Most of the people I’ve hired have come onboard as a direct result of personal outreach. One benefit of becoming a LinkedIn searching machine is that I’ve likely seen the portfolios of half of Boston, LA, and several other metro areas, and I make a point to develop relationships. Even if someone is not a perfect match, I follow promising careers over time and check in just to see how someone is doing. I once hired someone almost 2 years after our first phone call. I am also able to connect people with other hiring managers if they wish, and then those managers may send me great designers from their network. Quid pro quo, Clarice.

But I have all these resumes from our job site to screen, you say? This is a great time to enlist some of the emerging leaders on your team to help you work through that stack. Your job is looking for the great people out there who don’t even know your team is the missing piece in their career puzzle, then approach them respectfully. You are categorically the best person to sell your vision for the team.

Commit to doing 1–2 hours of focused, systematic personal outreach every week. Grab a coffee and get ‘er done. Save your receipts for the future.

4. Keep your calendar up to date, and encourage your team to do the same.

If you aren’t doing your own scheduling, help your talent team help you by not creating additional noise with candidates as they struggle to find times that work for intro calls or in-person rounds. As a candidate, it’s frustrating to do the dance and arrive at a time, only to hear back “Actually, so and so has another meeting then.” It tells you immediately how you rate in the grand scheme of that person’s day.

If you’re doing your own scheduling, I highly recommend using Calendly. It’s an easy way to expose your open calendar slots to candidates. They supply a phone number, and the meeting gets booked for both of you simultaneously.

5. Keep the feedback loop open with your internal talent team.

I’m lucky to work with a very involved, highly capable and empathetic talent team. This team is a huge part of the externalization of our company values and communication norms.

We have weekly stand ups and keep communication open at all times. If you have a less involved team, you may need to lead this, but it’s important to communicate your preferences and also avoid duplicating efforts.

Even doing my part to support our talent team by adding my passive candidates to our ATS requires careful attention to not trigger system emails. Your mapping process should help you be aware of when these are likely to happen and how you can disable them. For example, it’s intrusive to receive a form rejection letter just because you were in a conversation and then decided not to proceed. Your talent team can help you identify opportunities and best practices for navigating a system if you are expected to be hands-on.

About those receipts I mentioned — maintain a spreadsheet over time to track who you’ve reached out to, as well as the outcome. It’s a valuable asset when you move on to your next role, as the task of hiring never goes away. If you have internal recruiters also reaching out about your open role, they will appreciate having a set of gold standard candidates to “train” on, as they learn your preferences for a portfolio.

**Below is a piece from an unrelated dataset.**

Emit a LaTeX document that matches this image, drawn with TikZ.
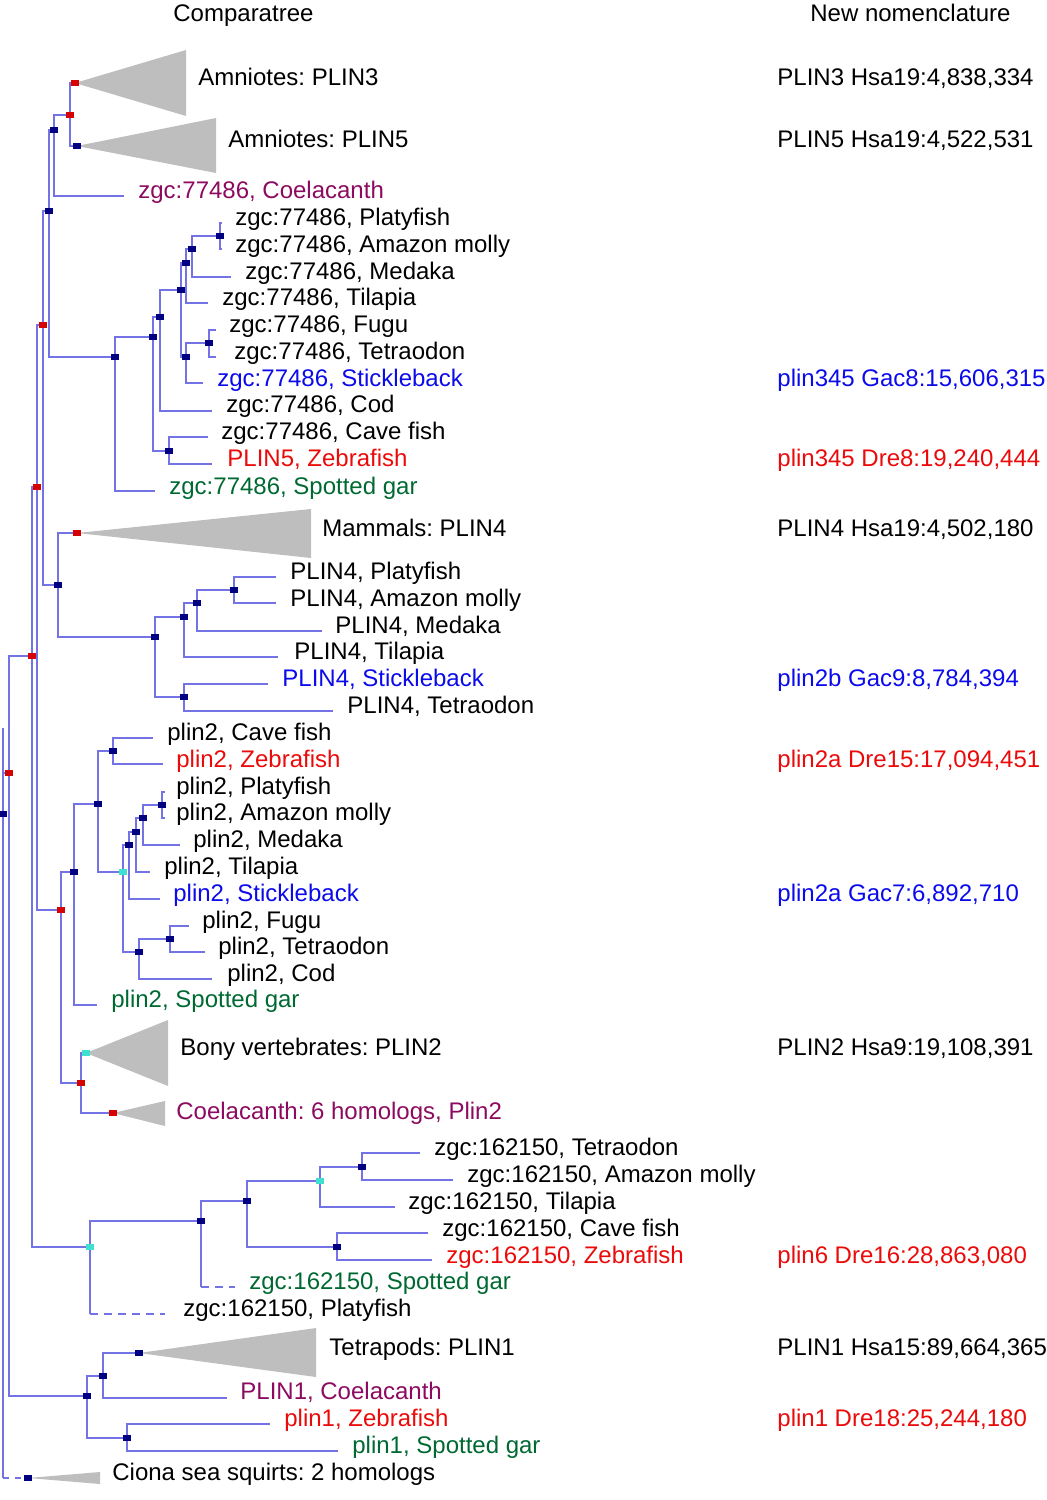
\documentclass[tikz,border=0pt]{standalone}
\usepackage{fontspec}
\setmainfont{Liberation Sans}
\usetikzlibrary{backgrounds}
\frenchspacing
\definecolor{branch}{RGB}{115,115,230}
\definecolor{sqnavy}{RGB}{0,0,128}
\definecolor{sqred}{RGB}{215,0,0}
\definecolor{sqcyan}{RGB}{64,224,208}
\definecolor{trigray}{RGB}{190,190,190}
\definecolor{txpurple}{RGB}{140,10,95}
\definecolor{txgreen}{RGB}{0,105,50}
\definecolor{txblue}{RGB}{10,10,235}
\definecolor{txred}{RGB}{235,10,10}
\begin{document}
\begin{tikzpicture}[x=0.5pt,y=-0.5pt,
 br/.style={draw=branch,line width=0.6pt},
 sq/.style={rectangle,inner sep=0pt,minimum width=3.8pt,minimum height=2.8pt},
 nv/.style={sq,fill=sqnavy}, rd/.style={sq,fill=sqred}, cy/.style={sq,fill=sqcyan},
 tri/.style={fill=trigray},
 lab/.style={anchor=base west,inner sep=0pt,font=\fontsize{12pt}{14pt}\selectfont},
 pu/.style={lab,text=txpurple}, gr/.style={lab,text=txgreen},
 bl/.style={lab,text=txblue}, re/.style={lab,text=txred}]
\useasboundingbox (0,0) rectangle (1047,1500);
% ---------- internal nodes ----------
\node[nv] (root) at (3,814) {};
\node[rd] (k) at (9,773) {};
\node[rd] (i) at (32,656) {};
\node[rd] (g) at (37,487) {};
\node[rd] (e) at (43,325) {};
\node[nv] (c) at (49,211) {};
\node[nv] (b) at (54,130) {};
\node[rd] (a) at (70,115) {};
\node[rd] (cl3) at (75,83) {};
\node[nv] (cl5) at (77,146) {};
\node[nv] (d) at (115,357) {};
\node[nv] (m) at (153,337) {};
\node[nv] (n) at (160,317) {};
\node[nv] (o) at (181,290) {};
\node[nv] (p) at (186,263) {};
\node[nv] (q) at (192,249) {};
\node[nv] (r) at (220,236) {};
\node[nv] (s) at (186,357) {};
\node[nv] (t) at (209,343) {};
\node[nv] (u) at (169,451) {};
\node[nv] (f) at (58,585) {};
\node[rd] (cl4) at (77,533) {};
\node[nv] (v) at (155,637) {};
\node[nv] (w) at (184,617) {};
\node[nv] (x) at (197,603) {};
\node[nv] (y) at (234,590) {};
\node[nv] (z) at (184,697) {};
\node[rd] (h) at (61,910) {};
\node[nv] (h1) at (74,872) {};
\node[nv] (h2) at (98,804) {};
\node[nv] (h3) at (113,751) {};
\node[cy] (h4) at (123,872) {};
\node[nv] (h5) at (129,845) {};
\node[nv] (h6) at (136,832) {};
\node[nv] (h7) at (143,818) {};
\node[nv] (h8) at (162,805) {};
\node[nv] (h9) at (139,952) {};
\node[nv] (h10) at (170,939) {};
\node[rd] (bb) at (81,1083) {};
\node[cy] (cl2) at (86,1053) {};
\node[rd] (clc) at (113,1113) {};
\node[cy] (j) at (90,1247) {};
\node[nv] (j1) at (201,1221) {};
\node[nv] (j2) at (247,1201) {};
\node[cy] (j3) at (320,1181) {};
\node[nv] (j4) at (362,1167) {};
\node[nv] (j5) at (337,1247) {};
\node[nv] (l) at (87,1396) {};
\node[nv] (l1) at (103,1376) {};
\node[nv] (cl1) at (139,1353) {};
\node[nv] (l2) at (127,1438) {};
\node[nv] (ciona) at (28,1478) {};
% ---------- leaf ends ----------
\coordinate (rtop) at (3,728);
\coordinate (Lcoel77) at (124,196);
\coordinate (Lgar77) at (155,491);
\coordinate (Lcod77) at (212,411);
\coordinate (Ltil77) at (208,303);
\coordinate (Lmed77) at (231,277);
\coordinate (Lpla77) at (222,223);
\coordinate (Lama77) at (222,249);
\coordinate (Lsti77) at (203,383);
\coordinate (Lfug77) at (216,330);
\coordinate (Ltet77) at (216,357);
\coordinate (Lcav77) at (208,437);
\coordinate (Lzeb77) at (212,464);
\coordinate (Ltil4) at (278,657);
\coordinate (Lmed4) at (322,631);
\coordinate (Lpla4) at (276,577);
\coordinate (Lama4) at (276,603);
\coordinate (Lsti4) at (268,684);
\coordinate (Ltet4) at (333,711);
\coordinate (Lgar2) at (97,1005);
\coordinate (Lcav2) at (153,738);
\coordinate (Lzeb2) at (163,764);
\coordinate (Lsti2) at (160,899);
\coordinate (Ltil2) at (150,872);
\coordinate (Lmed2) at (180,845);
\coordinate (Lpla2) at (165,792);
\coordinate (Lama2) at (165,818);
\coordinate (Lcod2) at (212,979);
\coordinate (Lfug2) at (189,926);
\coordinate (Ltet2) at (205,952);
\coordinate (Lpla6) at (165,1314);
\coordinate (Lgar6) at (235,1287);
\coordinate (Ltil6) at (395,1207);
\coordinate (Ltet6) at (420,1153);
\coordinate (Lama6) at (453,1180);
\coordinate (Lcav6) at (428,1233);
\coordinate (Lzeb6) at (432,1260);
\coordinate (Lcoel1) at (227,1398);
\coordinate (Lzeb1) at (270,1424);
\coordinate (Lgar1) at (338,1451);
% ---------- lines and triangles ----------
\begin{scope}[on background layer]
\fill[tri] (cl3.center) -- (186,50) -- (186,116) -- cycle;
\fill[tri] (cl5.center) -- (216,118) -- (216,173) -- cycle;
\fill[tri] (cl4.center) -- (311,509) -- (311,558) -- cycle;
\fill[tri] (cl2.center) -- (168,1020) -- (168,1086) -- cycle;
\fill[tri] (clc.center) -- (165,1101) -- (165,1126) -- cycle;
\fill[tri] (cl1.center) -- (316,1328) -- (316,1377) -- cycle;
\fill[tri] (ciona.center) -- (100,1472) -- (100,1484) -- cycle;
\draw[br] (root.center) -- (rtop);
\foreach \pa/\ch in {root/k,k/i,k/l,i/g,i/j,g/e,g/h,e/c,e/f,c/b,c/d,b/a,b/Lcoel77,a/cl3,a/cl5,
 d/m,d/Lgar77,m/n,m/u,n/o,n/Lcod77,o/p,o/s,p/q,p/Ltil77,q/r,q/Lmed77,r/Lpla77,r/Lama77,
 s/t,s/Lsti77,t/Lfug77,t/Ltet77,u/Lcav77,u/Lzeb77,
 f/cl4,f/v,v/w,v/z,w/x,w/Ltil4,x/y,x/Lmed4,y/Lpla4,y/Lama4,z/Lsti4,z/Ltet4,
 h/h1,h/bb,h1/h2,h1/Lgar2,h2/h3,h2/h4,h3/Lcav2,h3/Lzeb2,h4/h5,h4/h9,h5/h6,h5/Lsti2,
 h6/h7,h6/Ltil2,h7/h8,h7/Lmed2,h8/Lpla2,h8/Lama2,h9/h10,h9/Lcod2,h10/Lfug2,h10/Ltet2,
 bb/cl2,bb/clc,j/j1,j1/j2,j2/j3,j2/j5,j3/j4,j3/Ltil6,j4/Ltet6,j4/Lama6,j5/Lcav6,j5/Lzeb6,
 l/l1,l/l2,l1/cl1,l1/Lcoel1,l2/Lzeb1,l2/Lgar1}
 \draw[br] (\pa.center) |- (\ch.center);
\draw[br] (j.center) -- (j.center |- Lpla6);
\draw[br,dash pattern=on 4pt off 3pt] (j.center |- Lpla6) -- (Lpla6);
\draw[br] (j1.center) -- (j1.center |- Lgar6);
\draw[br,dash pattern=on 4pt off 3pt] (j1.center |- Lgar6) -- (Lgar6);
\draw[br] (root.center) -- (root.center |- ciona);
\draw[br,dash pattern=on 3pt off 3pt] (root.center |- ciona) -- (ciona.center);
\end{scope}
% ---------- texts ----------
\node[lab] (hd1) at (173,21) {Comparatree};
\node[lab] (hd2) at (810,21) {New nomenclature};
\node[lab] (t3) at (198,85) {Amniotes: PLIN3};
\node[lab] (t5) at (228,147) {Amniotes: PLIN5};
\node[pu] (a1) at (138,198) {zgc:77486, Coelacanth};
\node[lab] (a2) at (235,225) {zgc:77486, Platyfish};
\node[lab] (a3) at (235,252) {zgc:77486, Amazon molly};
\node[lab] (a4) at (245,279) {zgc:77486, Medaka};
\node[lab] (a5) at (222,305) {zgc:77486, Tilapia};
\node[lab] (a6) at (229,332) {zgc:77486, Fugu};
\node[lab] (a7) at (234,359) {zgc:77486, Tetraodon};
\node[bl] (a8) at (217,386) {zgc:77486, Stickleback};
\node[lab] (a9) at (226,412) {zgc:77486, Cod};
\node[lab] (a10) at (221,439) {zgc:77486, Cave fish};
\node[re] (a11) at (227,466) {PLIN5, Zebrafish};
\node[gr] (a12) at (169,494) {zgc:77486, Spotted gar};
\node[lab] (t4) at (322,536) {Mammals: PLIN4};
\node[lab] (b1) at (290,579) {PLIN4, Platyfish};
\node[lab] (b2) at (290,606) {PLIN4, Amazon molly};
\node[lab] (b3) at (335,633) {PLIN4, Medaka};
\node[lab] (b4) at (294,659) {PLIN4, Tilapia};
\node[bl] (b5) at (282,686) {PLIN4, Stickleback};
\node[lab] (b6) at (347,713) {PLIN4, Tetraodon};
\node[lab] (c1) at (167,740) {plin2, Cave fish};
\node[re] (c2) at (176,767) {plin2, Zebrafish};
\node[lab] (c3) at (176,794) {plin2, Platyfish};
\node[lab] (c4) at (176,820) {plin2, Amazon molly};
\node[lab] (c5) at (193,847) {plin2, Medaka};
\node[lab] (c6) at (164,874) {plin2, Tilapia};
\node[bl] (c7) at (173,901) {plin2, Stickleback};
\node[lab] (c8) at (202,928) {plin2, Fugu};
\node[lab] (c9) at (218,954) {plin2, Tetraodon};
\node[lab] (c10) at (227,981) {plin2, Cod};
\node[gr] (c11) at (111,1007) {plin2, Spotted gar};
\node[lab] (t2) at (180,1055) {Bony vertebrates: PLIN2};
\node[pu] (t6) at (176,1119) {Coelacanth: 6 homologs, Plin2};
\node[lab] (d1) at (434,1155) {zgc:162150, Tetraodon};
\node[lab] (d2) at (467,1182) {zgc:162150, Amazon molly};
\node[lab] (d3) at (408,1209) {zgc:162150, Tilapia};
\node[lab] (d4) at (442,1236) {zgc:162150, Cave fish};
\node[re] (d5) at (446,1263) {zgc:162150, Zebrafish};
\node[gr] (d6) at (249,1289) {zgc:162150, Spotted gar};
\node[lab] (d7) at (183,1316) {zgc:162150, Platyfish};
\node[lab] (t1) at (329,1355) {Tetrapods: PLIN1};
\node[pu] (e1) at (240,1399) {PLIN1, Coelacanth};
\node[re] (e2) at (284,1426) {plin1, Zebrafish};
\node[gr] (e3) at (352,1453) {plin1, Spotted gar};
\node[lab] (t7) at (112,1480) {Ciona sea squirts: 2 homologs};
% right column
\node[lab] (r1) at (777,85) {PLIN3 Hsa19:4,838,334};
\node[lab] (r2) at (777,147) {PLIN5 Hsa19:4,522,531};
\node[bl] (r3) at (777,386) {plin345 Gac8:15,606,315};
\node[re] (r4) at (777,466) {plin345 Dre8:19,240,444};
\node[lab] (r5) at (777,536) {PLIN4 Hsa19:4,502,180};
\node[bl] (r6) at (777,686) {plin2b Gac9:8,784,394};
\node[re] (r7) at (777,767) {plin2a Dre15:17,094,451};
\node[bl] (r8) at (777,901) {plin2a Gac7:6,892,710};
\node[lab] (r9) at (777,1055) {PLIN2 Hsa9:19,108,391};
\node[re] (r10) at (777,1263) {plin6 Dre16:28,863,080};
\node[lab] (r11) at (777,1355) {PLIN1 Hsa15:89,664,365};
\node[re] (r12) at (777,1426) {plin1 Dre18:25,244,180};
\end{tikzpicture}
\end{document}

Stay on top of asking what candidates are saying in feedback surveys if your system sends those out. I find those results rarely make it back to hiring managers, and what’s in there may surprise you.

Go forth and do unto others as you would have them do unto you

I’d love to hear from you on how you keep candidates feeling engaged and respected throughout the nitty gritty parts of the hiring process so I can flagrantly steal your ideas. Some will say that they don’t want candidates who would self-select out over “trivial” things like scheduling blips, but I’d argue that you want people who are scrupulous and detail oriented as the designers helping you unlock major business value. Hoping to have one’s time respected is not a sign of someone unable to collaborate. Don’t allow carelessness to dictate the attrition in your process.